Reuse and recycle 

Late last month, several senior Walt Disney World officials winged their way from Orlando to Asia. Their mission: make nice at a two-day conference titled "Preparing for Hong Kong Disneyland."

Sponsored by the Tourism Office of the Hong Kong SAR Government, this forum was designed mostly as a cheerleading session for Disney's next big thing -- a theme park and resort the Mouse is building on Lantua Island, due to open in 2005. Thus, folks such as WDW's Randy Garfield -- executive vice president of sales and travel operations -- made the 7,000-mile journey just to "Rah! Rah! Rah!" about the project to Hong Kong's business leaders.

Though open to the public, this conference was a bit on the pricey side. Attendees had to fork over more than $500 apiece for the privilege of hearing Mouse House managers crow about the financial impact Hong Kong Disneyland (HKD) would have on the local economy.

Unfortunately, the people of Hong Kong are all too aware of that impact, having already shelled out millions for site preparation. Given the unexploded WWII-era bombs they keep finding just offshore, these folks can expect to pay a bit more before it's finally safe for the Mouse to begin construction.

Local government officials keep insisting that, over the next 40 years, HKD will add nearly $20 billion to the area's economy. Which, 40 years from now, would be a very cool thing. But in the face of the mounting immediate costs, some wonder if the government wasn't too eager to get into bed with the Walt Disney Co.

Consider the deal they cut with the Mouse. The Hong Kong government agreed to put up $2.9 billion for the project. In return, it gets a 57 percent share in a joint venture with the Mouse to co-manage the theme park, a 1,400-room hotel and a retail, entertainment and dining complex.

How much did Disney put up to secure its 43 percent stake in this $3 billion-plus project?

Just $315 million.

Why would the Hong Kong government agree to such a one-sided arrangement? Sources say officials were desperate to land a major theme park, which they believe is essential to create a world-class tourist destination. After losing in their bid for a Universal Studios park (coincidentally, Universal Studios Japan opens along Osaka's waterfront later this month), the Hong Kong government was willing to accept almost any terms -- and Disney executives gleefully took advantage of their panic.

Perhaps the imbalance wouldn't matter so much if the Hong Kong government were getting a big bang for their bucks -- a unique, state-of-the-art Disney park that would rival the over-the-top entertainment found at Tokyo Disneyland and the soon-to-be-opened Tokyo Disney Seas.

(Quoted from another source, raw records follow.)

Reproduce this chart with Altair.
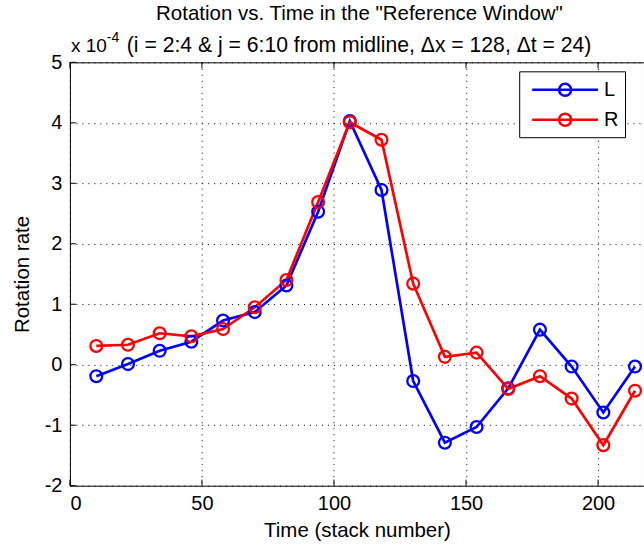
import altair as alt
import pandas as pd

# ---- data (values in units of 1e-4) ----
time = [10, 22, 34, 46, 58, 70, 82, 94, 106, 118, 130, 142, 154, 166, 178, 190, 202, 214]
rot_L = [-0.19, 0.01, 0.23, 0.38, 0.73, 0.87, 1.31, 2.53, 4.03, 2.89, -0.27, -1.29,
         -1.03, -0.39, 0.58, -0.03, -0.79, -0.03]
rot_R = [0.31, 0.33, 0.52, 0.47, 0.59, 0.95, 1.40, 2.69, 4.01, 3.72, 1.34, 0.13,
         0.20, -0.40, -0.19, -0.56, -1.33, -0.43]
series = ["L", "R"]
colors = ["#0000ff", "#ff0000"]
x_ticks = [0, 50, 100, 150, 200]
y_ticks = [-2, -1, 0, 1, 2, 3, 4, 5]

title1 = 'Rotation vs. Time in the "Reference Window"'
title2 = "(i = 2:4 & j = 6:10 from midline, \u0394x = 128, \u0394t = 24)"
exp_base = "x 10"
exp_pow = "-4"

FONT = "Liberation Sans"
W, H = 575, 424
PAD_L, PAD_T = 70, 62

df = pd.DataFrame({
    "t": time * 2,
    "v": rot_L + rot_R,
    "s": ["L"] * len(time) + ["R"] * len(time),
})
xt = pd.DataFrame({"t": x_ticks})
yt = pd.DataFrame({"v": y_ticks})
one = pd.DataFrame({"a": [0]})

xs = alt.Scale(domain=[0, 217.4], nice=False, zero=False)
ys = alt.Scale(domain=[-2, 5], nice=False, zero=False)
cs = alt.Scale(domain=series, range=colors)

x_enc = alt.X("t:Q", scale=xs, axis=alt.Axis(
    values=x_ticks, labelExpr="datum.value + ''", title="Time (stack number)", grid=True,
    ticks=False, domain=False, labelPadding=8, titlePadding=7))
y_enc = alt.Y("v:Q", scale=ys, axis=alt.Axis(
    values=y_ticks, labelExpr="datum.value + ''", title="Rotation rate", grid=True,
    ticks=False, domain=False, labelPadding=8, titlePadding=12))

# legend symbol: a line with a circle in the middle (unit = sqrt(size)/2 = 11 px)
legend_symbol = ("M-0.5,0L5.5,0"
                 "M3.05,0A0.55,0.55,0,1,1,1.95,0A0.55,0.55,0,1,1,3.05,0Z")
legend = alt.Legend(
    title=None, orient="none", legendX=450, legendY=9,
    strokeColor="black", fillColor="white", padding=6, cornerRadius=0,
    symbolType=legend_symbol, symbolSize=484, symbolStrokeWidth=2.5,
    symbolFillColor="transparent",
    labelFont=FONT, labelFontSize=20, labelColor="black", labelOffset=54,
    rowPadding=6,
)

lines = alt.Chart(df).mark_line(strokeWidth=2.7).encode(
    x=x_enc, y=y_enc,
    color=alt.Color("s:N", scale=cs, legend=legend),
    order=alt.Order("t:Q"),
)
points = alt.Chart(df).mark_point(shape="circle", size=140, strokeWidth=2.3, filled=False, opacity=1).encode(
    x="t:Q", y="v:Q",
    color=alt.Color("s:N", scale=cs, legend=legend),
)

# inward tick marks (MATLAB style)
tick_bot = alt.Chart(xt).mark_rule(color="black", strokeWidth=1).encode(
    x="t:Q", y=alt.value(H), y2=alt.value(H - 6))
tick_top = alt.Chart(xt).mark_rule(color="black", strokeWidth=1).encode(
    x="t:Q", y=alt.value(0), y2=alt.value(6))
tick_left = alt.Chart(yt).mark_rule(color="black", strokeWidth=1).encode(
    y="v:Q", x=alt.value(0), x2=alt.value(6))

t1 = alt.Chart(one).mark_text(font=FONT, fontSize=20.5, align="center", baseline="alphabetic",
                              color="black").encode(
    x=alt.value(290), y=alt.value(20 - PAD_T), text=alt.value(title1))
t_base = alt.Chart(one).mark_text(font=FONT, fontSize=19, align="left", baseline="alphabetic",
                                  color="black").encode(
    x=alt.value(1), y=alt.value(52 - PAD_T), text=alt.value(exp_base))
t_pow = alt.Chart(one).mark_text(font=FONT, fontSize=14, align="left", baseline="alphabetic",
                                 color="black").encode(
    x=alt.value(37), y=alt.value(42 - PAD_T), text=alt.value(exp_pow))
t2 = alt.Chart(one).mark_text(font=FONT, fontSize=21.2, align="left", baseline="alphabetic",
                              color="black").encode(
    x=alt.value(57), y=alt.value(52 - PAD_T), text=alt.value(title2))

chart = alt.layer(
    lines, points, tick_bot, tick_top, tick_left, t1, t_base, t_pow, t2
).properties(
    width=W, height=H,
    autosize=alt.AutoSizeParams(type="none"),
    padding={"left": PAD_L, "top": PAD_T, "right": 0, "bottom": 64},
    background="white",
).configure_view(
    stroke="black", strokeWidth=1,
).configure_axis(
    labelFont=FONT, labelFontSize=20, labelColor="black",
    titleFont=FONT, titleFontSize=20.5, titleColor="black", titleFontWeight="normal",
    gridColor="black", gridDash=[1, 5], gridWidth=1, gridOpacity=1,
)

chart.save("out.html", embed_options={"renderer": "svg", "actions": False})
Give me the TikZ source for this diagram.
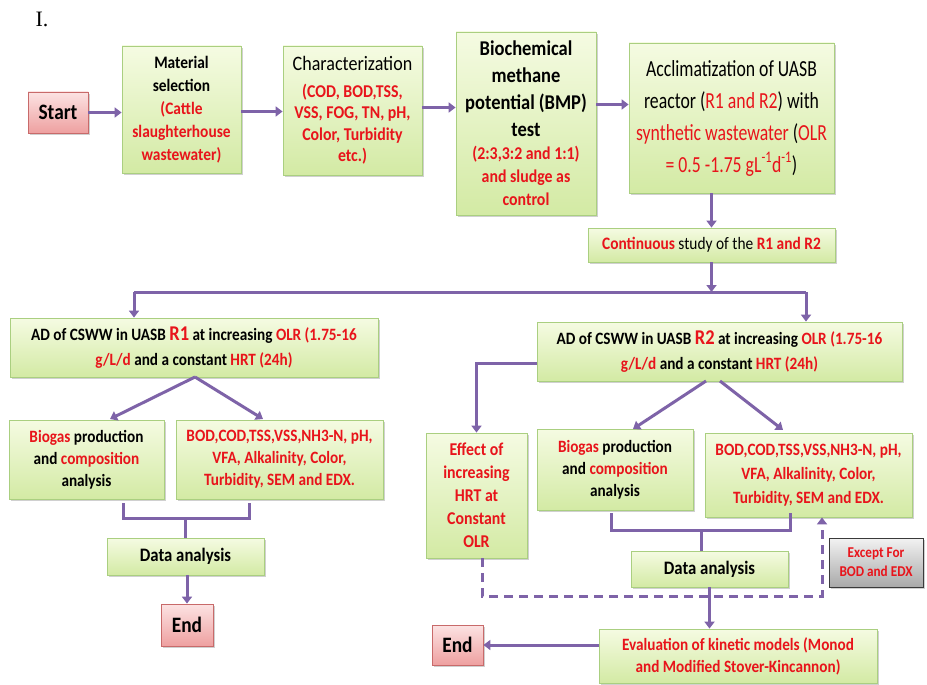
\documentclass[tikz,border=0pt]{standalone}
\usepackage{fontspec}
\setmainfont{Carlito}[FakeStretch=0.88]
\newfontfamily\accfont{Carlito}[FakeStretch=0.77]
\newfontfamily\serifI{Liberation Serif}
\usetikzlibrary{arrows.meta,shadows,calc}
\definecolor{gtop}{HTML}{F5FBE2}
\definecolor{gbot}{HTML}{D3EAA4}
\definecolor{gline}{HTML}{AACF80}
\definecolor{ptop}{HTML}{FCE3E3}
\definecolor{pbot}{HTML}{EEA0A0}
\definecolor{pline}{HTML}{C86A6A}
\definecolor{xtop}{HTML}{F2F2F2}
\definecolor{xbot}{HTML}{A9A9A9}
\definecolor{xline}{HTML}{3A3A3A}
\definecolor{arrc}{HTML}{7E63A8}
\definecolor{txtred}{HTML}{E8141B}
\newcommand{\redt}[1]{\textcolor{txtred}{#1}}
\newcommand{\fs}[2]{\fontsize{#1}{#2}\selectfont}
\begin{document}
\begin{tikzpicture}[x=1pt,y=-1pt,
  gbox/.style={draw=gline, line width=0.8pt, top color=gtop, bottom color=gbot,
    align=center, inner sep=1pt,
    drop shadow={shadow xshift=1.6pt, shadow yshift=-1.8pt, opacity=0.3, fill=black!60}},
  pbox/.style={gbox, draw=pline, top color=ptop, bottom color=pbot},
  xbox/.style={gbox, draw=xline, top color=xtop, bottom color=xbot},
  arr/.style={draw=arrc, line width=3pt, -{Triangle[length=7pt,width=10pt]}},
  ln/.style={draw=arrc, line width=3pt},
  darr/.style={arr, dash pattern=on 9pt off 6pt}
]
\useasboundingbox[fill=white] (0,0) rectangle (927,685);

\node[font={\serifI\fs{22}{26}}] (lbl) at (42,19) {I.};

% top row
\node[pbox, minimum width=60pt, minimum height=41pt, font={\bfseries\fs{22}{26}}] (start) at (58,112.5) {Start};
\node[gbox, minimum width=119pt, minimum height=127pt, font={\bfseries\fs{17.5}{23}}] (mat) at (181.5,109.5)
  {Material\\selection\\\redt{(Cattle}\\\redt{slaughterhouse}\\\redt{wastewater)}};
\node[gbox, minimum width=139pt, minimum height=129pt, font={\bfseries\fs{18}{21.5}}] (chr) at (352.5,110.5)
  {{\mdseries\fs{20.5}{27}Characterization}\\[5pt]\redt{(COD, BOD,TSS,}\\\redt{VSS, FOG, TN, pH,}\\\redt{Color, Turbidity}\\\redt{etc.)}};
\node[gbox, minimum width=140pt, minimum height=183pt, font={\bfseries\fs{18}{23}}] (bmp) at (526,123.5)
  {{\fs{21}{27}Biochemical}\\[4pt]{\fs{21}{27}methane}\\[4pt]{\fs{21}{27}potential (BMP)}\\[4pt]{\fs{21}{27}test}\\
   \redt{(2:3,3:2 and 1:1)}\\\redt{and sludge as}\\\redt{control}};
\node[gbox, minimum width=205pt, minimum height=150pt, font={\accfont\fs{23}{32}}] (acc) at (731.5,118)
  {Acclimatization of UASB\\reactor (\redt{R1 and R2}) with\\\redt{synthetic wastewater} (\redt{OLR}\\\redt{= 0.5 -1.75 gL\textsuperscript{-1}d\textsuperscript{-1}})};
\node[gbox, minimum width=247pt, minimum height=34pt, font={\fs{17.5}{21}}] (cont) at (711.5,245)
  {\redt{\bfseries Continuous} study of the \redt{\bfseries R1 and R2}};

% second level
\node[gbox, minimum width=368pt, minimum height=59pt, font={\bfseries\fs{17.3}{25}}] (r1) at (194,347.5)
  {AD of CSWW in UASB \redt{\fs{21}{25}R1} at increasing \redt{OLR (1.75-16}\\\redt{g/L/d} and a constant \redt{HRT (24h)}};
\node[gbox, minimum width=365pt, minimum height=59pt, font={\bfseries\fs{17.3}{25}}] (r2) at (719.5,351.5)
  {AD of CSWW in UASB \redt{\fs{21}{25}R2} at increasing \redt{OLR (1.75-16}\\\redt{g/L/d} and a constant \redt{HRT (24h)}};

% R1 branch
\node[gbox, minimum width=155pt, minimum height=79pt, font={\bfseries\fs{17.3}{22}}] (bio1) at (86.5,459.5)
  {\redt{Biogas} production\\and \redt{composition}\\analysis};
\node[gbox, minimum width=207pt, minimum height=79pt, font={\bfseries\fs{17.3}{22}}, text=txtred] (bod1) at (279.5,459.5)
  {BOD,COD,TSS,VSS,NH3-N, pH,\\VFA, Alkalinity, Color,\\Turbidity, SEM and EDX.};
\node[gbox, minimum width=157pt, minimum height=37pt, font={\bfseries\fs{19}{23}}] (da1) at (185.5,556.5) {Data analysis};
\node[pbox, minimum width=52pt, minimum height=42pt, font={\bfseries\fs{22}{26}}] (end1) at (187,625) {End};

% R2 branch
\node[gbox, minimum width=101pt, minimum height=125pt, font={\bfseries\fs{18}{23}}, text=txtred] (eff) at (476.5,495.5)
  {Effect of\\increasing\\HRT at\\Constant\\OLR};
\node[gbox, minimum width=156pt, minimum height=81pt, font={\bfseries\fs{17.3}{22}}] (bio2) at (615,469.5)
  {\redt{Biogas} production\\and \redt{composition}\\analysis};
\node[gbox, minimum width=207pt, minimum height=84pt, font={\bfseries\fs{17.3}{24}}, text=txtred] (bod2) at (808.5,475)
  {BOD,COD,TSS,VSS,NH3-N, pH,\\VFA, Alkalinity, Color,\\Turbidity, SEM and EDX.};
\node[gbox, minimum width=157pt, minimum height=36pt, font={\bfseries\fs{19}{23}}] (da2) at (709.5,569) {Data analysis};
\node[gbox, minimum width=278pt, minimum height=54pt, font={\bfseries\fs{17.3}{22}}, text=txtred] (eval) at (738,656)
  {Evaluation of kinetic models (Monod\\and Modified Stover-Kincannon)};
\node[pbox, minimum width=51pt, minimum height=40pt, font={\bfseries\fs{22}{26}}] (end2) at (457.5,645) {End};
\node[xbox, minimum width=94pt, minimum height=49pt, font={\bfseries\fs{15}{19}}, text=txtred] (exc) at (876,562.5)
  {Except For\\BOD and EDX};

% top row connectors
\draw[arr] (start.east) -- (start.east -| mat.west);
\draw[arr] ([yshift=-2pt]mat.east) -- ([yshift=-2pt]mat.east -| chr.west);
\draw[arr] ([yshift=3pt]chr.east) -- ([yshift=3pt]chr.east -| bmp.west);
\draw[arr] ([yshift=19pt]bmp.east) -- ([yshift=19pt]bmp.east -| acc.west);
\draw[arr] (cont.north |- acc.south) -- (cont.north);

% split to R1 / R2
\coordinate (hs) at (711.5,292);
\coordinate (hl) at (134,292);
\coordinate (hr) at (806,292);
\draw[arr] (cont.south) -- (hs);
\draw[ln] (hl) -- (hr);
\draw[arr] (hl) -- (hl |- r1.north);
\draw[arr] (hr) -- (hr |- r2.north);

% R1 branches
\coordinate (r1b) at (195,377);
\draw[arr] (r1b) -- (110,419);
\draw[arr] (r1b) -- (263,419);
\draw[ln] (123,503) -- (123,518) -- (249,518) -- (249,503);
\draw[ln] (da1.north |- 0,518) -- (da1.north);
\draw[arr] (end1.north |- da1.south) -- (end1.north);

% R2 branches
\draw[arr] ([yshift=-11.5pt]r2.west) -| (eff.north);
\draw[arr] (706,381) -- (633,429);
\draw[arr] (720,381) -- (783,430);
\draw[ln] (611,513) -- (611,530) -- (790,530) -- (790,513);
\draw[ln] (701,530) -- (701,551);
\draw[arr] (da2.south) -- (da2.south |- eval.north);
\draw[arr] (eval.west |- end2.east) -- (end2.east);
\draw[darr] (eff.south -| 482,0) -- (482,596) -| (bod2.south -| 822,0);
\end{tikzpicture}
\end{document}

Unfortunately for those government officials, however, this new project reflects the less-is-more philosophy that Disney management currently holds so dear. That means the Mouse's new Asian enterprise won't create many attractions but instead will revive mostly recycled elements from the other Disney parks.

For example, if you like Disney's Animal Kingdom, you're going to love HKD's Adventureland. Look for "The Boneyard" interactive play area from Dinoland U.S.A., as well as the "Festival of the Lion King" show from Camp Minnie-Mickey to turn up as significant attractions in this part of the park.

You can also expect a copy of WDW's soon-to-open "Magic Carpets of Agrabah" -- sort of a Dumbo ride on floor mats. Disney/MGM's "Rock 'n' Roller Coaster" also will be recycled, although instead of sending riders whizzing along Los Angeles' freeways, this looping indoor coaster will take HKD guests through a dense forest filled with audio-animatronic dinosaurs.

HKD's Frontierland is a particularly impressive piece of patchwork. It will feature re-creations of the "Phantom Manor" ride from Disneyland Paris, the "It's Tough to Be a Bug" 3D movie from Disney's Animal Kingdom, as well as a "Lewis & Clark River Expedition" whitewater raft ride originally designed for Disney's America, the history theme park the Mouse intended to build in Virginia back in 1995. (Sure, this particular nod to Americana might be lost on the Hong Kong audience. But so what.)

HKD's "Buzz Lightyear Space Ranger Spin" will be an exact replica of the one found at WDW's Magic Kingdom. The "Cosmic Waves" interactive water-fountain maze duplicates a similar attraction at Disneyland. Hong Kong's Toontown? Expect a copy of WDW's "Mickey's Toontown Faire."

And the park's centerpiece -- its castle -- will look exactly like Sleeping Beauty's Castle at Disneyland. With so much duplication, is it any wonder the Imagineers joke that Hong Kong Disneyland should be sponsored by Xerox?

The park undoubtedly will entertain the millions of visitors its backers expect. But given how Hong Kong officials have been snookered, maybe the Mouse's Lake Buena Vista neighbors -- the folks who run the hotels and attractions along Highway 192 -- also should make a trip to Asia to tell SAR government officials the real way to prepare for Hong Kong Disneyland.

Lesson No. 1: Mickey makes the rules.

Lesson No. 2: Mickey keeps most of the money.

Though, given what the people of Hong Kong already have laid out, they'll probably learn that on their own.